Me despierto en Astoria, hoy voy a aprovechar la mañana para conocer el barrio. Salgo de casa hacia la avenida Steinway, una zona de tiendas y restaurantes. Tengo que hacer algo de compra, así que entro al supermercado. Me encantan los supermercados americanos porque tienen muchísimos productos que desconozco, podría pasarme las horas muertas deambulando entre sus estanterías. Compro algunas cosas que necesito y otras que no y después voy a desayunar a una cafetería cercana. Chai latte de vainilla y un donuts de calabaza. Las calabazas se han apropiado de la ciudad. Rara es la esquina que no tiene una torre de ellas o la cafetería que no ofrece algo sabor pumpkin en su menú. Me fascina la manera en que Nueva York se ha teñido de naranja. Es como si la ciudad tuviera sus propias estaciones, los colores naturales que el otoño ha traído y el naranja artificial que sus habitantes han puesto en ella. Todo conviviendo y haciendo de la gran manzana, por unos días, una gran calabaza naranja.
Dejo las compras en casa y voy al metro, hasta la 59 con Lex. Quiero coger el teleférico de Roosevelt Island, pero antes una parada obligatoria: Dylan’s Candy Bar, una tienda gigante de dulces con tres plantas, la última es un bar.
El teleférico está en la 60th st con la 2nd ave. Se accede con la metrocard y conecta Manhattan con Roosevelt Island, una isla residencial con un parque y unas impresionantes vistas a la ciudad. Poco que hacer aquí salvo pasear viendo atardecer Manhattan. La subida y la bajada entre los enormes edificios de la ciudad también impresiona bastante.
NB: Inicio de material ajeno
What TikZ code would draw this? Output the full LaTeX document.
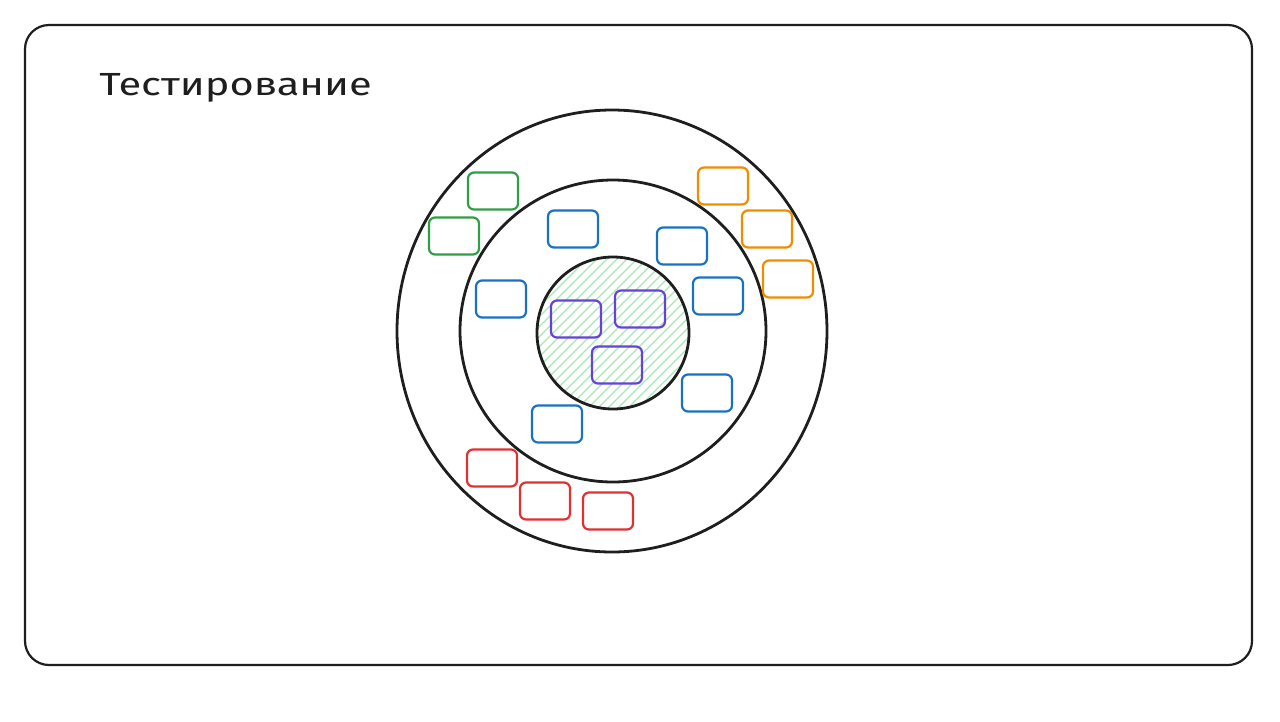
\documentclass[tikz,border=0pt]{standalone}
\usepackage{fontspec}
\setmainfont{Fira Sans}
\usepackage{tikz}

\definecolor{cgreen}{HTML}{2F9E44}
\definecolor{corange}{HTML}{F08C00}
\definecolor{cblue}{HTML}{1971C2}
\definecolor{cpurple}{HTML}{6741D9}
\definecolor{cred}{HTML}{E03131}
\definecolor{chatch}{HTML}{A5E8B0}
\definecolor{cink}{HTML}{1E1E1E}

\tikzset{
  card/.style={draw=#1,line width=2.2pt,rounded corners=6pt,minimum width=50pt,minimum height=37pt,inner sep=0pt},
  ring/.style={draw=cink,line width=2.8pt}
}

\begin{document}
\begin{tikzpicture}[x=1pt,y=-1pt]
\useasboundingbox (0,0) rectangle (1280,721);
\draw [cink,line width=2.2pt,rounded corners=24pt] (25,25) rectangle (1252,665);
\node [anchor=west,xscale=1.3,inner sep=0pt,font=\fontsize{32}{34}\selectfont,text=cink] (title) at (99,88) {Тестирование};

% rings
\draw [ring] (612,331) ellipse [x radius=215,y radius=221];
\draw [ring] (613,331) ellipse [x radius=153,y radius=151];
\begin{scope}
  \clip (613,333) circle [radius=76];
  \foreach \k in {-200,-190,...,200}
    \draw [chatch,line width=1.3pt] (613+\k-90,423) -- (613+\k+90,243);
\end{scope}
\draw [ring] (613,333) circle [radius=76];

% green
\node [card=cgreen] (g1) at (493,191) {};
\node [card=cgreen] (g2) at (454,236) {};
% orange
\node [card=corange] (o1) at (723,186) {};
\node [card=corange] (o2) at (767,229) {};
\node [card=corange] (o3) at (788,279) {};
% blue
\node [card=cblue] (b1) at (573,229) {};
\node [card=cblue] (b2) at (682,246) {};
\node [card=cblue] (b3) at (501,299) {};
\node [card=cblue] (b4) at (718,296) {};
\node [card=cblue] (b5) at (707,393) {};
\node [card=cblue] (b6) at (557,424) {};
% purple
\node [card=cpurple] (p1) at (576,319) {};
\node [card=cpurple] (p2) at (640,309) {};
\node [card=cpurple] (p3) at (617,365) {};
% red
\node [card=cred] (r1) at (492,468) {};
\node [card=cred] (r2) at (545,501) {};
\node [card=cred] (r3) at (608,511) {};
\end{tikzpicture}
\end{document}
Regreso a Lexington ave y cojo el metro hasta la 14th st. Union Square, otra vez. Quiero subir caminando por la 6th ave hasta la 42th st, Bryant Park. Hay un par de tiendas que quiero ver por el camino, así que voy sin prisa.
Estoy un par de horas entre paradas y demás. Cuando anochece compro una bandeja de sushi en Trader Joe’s y subo a Bryant Park. El parque está lleno de mesas y sillas públicas, así que aprovechando la noche veraniega que tenemos hoy, cojo una con una maravillosa vista del Empire State y me siento a cenar. Sólo se me ocurre una cita mejor para esta noche, pero está demasiado lejos. Hoy me quedo aquí, en el corazón de la gran manzana, con el Empire State iluminado en color blanco frente a mí y el bullicio de la ciudad como banda sonora. Los operarios preparan lo que parece una pista de patinaje. Turistas perdidos, usuarios de este restaurante urbano. Todos tan cerca y tan lejos. Porque aquí no hay nadie más que yo ahora mismo. Yo, Manhattan y esta manera de enamorarme de la ciudad más indomable del mundo. Porque Manhattan tiene algo que te penetra la piel. Será por eso que los neoyorquinos se vuelven de piedra. Es la única manera que veo de acostumbrarse a este lugar.